At the end of the day, this ruling is important to both federal and local law enforcement agencies, and to the citizens and legal immigrants they protect. It affirms that police and sheriffs may, and may be required, to ask offenders about their immigration status, and that immigration status is not something that anyone is entitled to keep secret, like your religion or your favorite color.

This should put a stop to the wave of predatory lawsuits that have been launched by advocates (with official encouragement from the Departments of Justice and Homeland Security) for illegal aliens against police and sheriffs who dare to ask about immigration status, but unfortunately it won’t. Not satisfied that even criminal illegal aliens should be identified and deported, or that local officers should be allowed to help federal immigration agencies do their job, we can expect to see legions of civil rights attorneys and activists descend on Arizona, desperate to prove that racial profiling is occurring. They will be manning hot lines, hosting public forums, soliciting stories of abuse, and combing through arrest reports in an effort to prove that checking immigration status is synonymous with racial profiling.

This activity may embolden some illegal aliens to stick it out, but most of them will get the message that their options are more limited now, and their situation more tenuous. Thanks to Arizona’s court-tested E-Verify law, it is now much harder for them to find a job. Under a state law passed years ago, illegal aliens cannot collect many social services or obtain a driver’s license. Now many more illegal aliens will not want to risk arrest and removal by driving without a license, breaking traffic laws, or using false documents.

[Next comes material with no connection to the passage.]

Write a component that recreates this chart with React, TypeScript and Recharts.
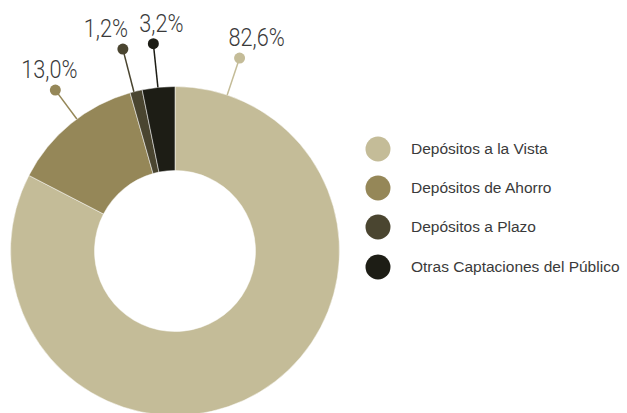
import { PieChart, Pie, Cell, Legend } from "recharts";

const categories = [
  "Depósitos a la Vista",
  "Depósitos de Ahorro",
  "Depósitos a Plazo",
  "Otras Captaciones del Público",
];
const shares = [82.6, 13.0, 1.2, 3.2];
const colors = ["#c4bc98", "#958758", "#4a4530", "#1d1d15"];

const data = categories.map((name, i) => ({ name, value: shares[i] }));

const FONT = '"Liberation Sans", Arial, sans-serif';
const LABEL_FONT = 'Roboto, "Liberation Sans", Arial, sans-serif';
const TEXT = "#3a3a3a";
const RAD = Math.PI / 180;

// label leader tweaks, per slice
const leaderLen = [39, 36, 44, 44];
const angleNudge = [0, -2.6, 0.8, 0.2];
const textDx = [17, -6, -17, 8];

function renderLabel(props: any) {
  const { cx, cy, midAngle, startAngle, outerRadius, index, value } = props;
  // the big slice gets its callout near its start instead of the middle
  const angle = (value > 50 ? startAngle - 18.5 : midAngle) + angleNudge[index];
  const cos = Math.cos(angle * RAD);
  const sin = Math.sin(angle * RAD);
  const r1 = outerRadius;
  const r2 = outerRadius + leaderLen[index];
  const x1 = cx + r1 * cos;
  const y1 = cy - r1 * sin;
  const x2 = cx + r2 * cos;
  const y2 = cy - r2 * sin;
  return (
    <g>
      <line x1={x1} y1={y1} x2={x2} y2={y2} stroke={colors[index]} strokeWidth={1.5} />
      <circle cx={x2} cy={y2} r={5.5} fill={colors[index]} />
      {/* condensed look: squeeze horizontally */}
      <text
        transform={`translate(${x2 + textDx[index]},${y2 - 12}) scale(0.85,1)`}
        textAnchor="middle"
        fontFamily={LABEL_FONT}
        fontWeight={300}
        fontSize={25.5}
        fill={TEXT}
      >
        {value.toFixed(1).replace(".", ",") + "%"}
      </text>
    </g>
  );
}

function LegendList() {
  return (
    <div style={{ fontFamily: FONT, fontSize: 15.5, color: TEXT, whiteSpace: "nowrap" }}>
      {categories.map((c, i) => (
        <div key={c} style={{ display: "flex", alignItems: "center", height: 39.3 }}>
          <svg width={26} height={26} style={{ marginRight: 20 }}>
            <circle cx={13} cy={13} r={12.5} fill={colors[i]} />
          </svg>
          <span>{c}</span>
        </div>
      ))}
    </div>
  );
}

export default function App() {
  return (
    <div style={{ position: "absolute", left: 0, top: 0, background: "#fff" }}>
      <PieChart width={627} height={413} margin={{ top: 0, right: 0, bottom: 0, left: 0 }}>
        <Pie
          data={data}
          dataKey="value"
          nameKey="name"
          cx={175}
          cy={251}
          innerRadius={80.5}
          outerRadius={164.5}
          startAngle={90}
          endAngle={-270}
          stroke="#ffffff"
          strokeWidth={0.5}
          label={renderLabel}
          labelLine={false}
          isAnimationActive={false}
        >
          {data.map((d, i) => (
            <Cell key={d.name} fill={colors[i]} />
          ))}
        </Pie>
        <Legend
          content={() => <LegendList />}
          wrapperStyle={{ left: 365, top: 129, width: 262 }}
        />
      </PieChart>
    </div>
  );
}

Arizonans will not have to wait for federal agents to find and remove them, because the illegal immigrants will continue filtering home on their own. After the E-Verify law passed in 2007, the size of the illegal alien population in Arizona declined by 17 percent, and this seems to have continued ever since. Now that the Supreme Court has provided a road map for permissible state immigration legislation, others are sure to try to replicate this successful formula. In the absence of Congressional action, further state movement along these lines is the most promising antidote to the Obama administration’s minimalist enforcement policies.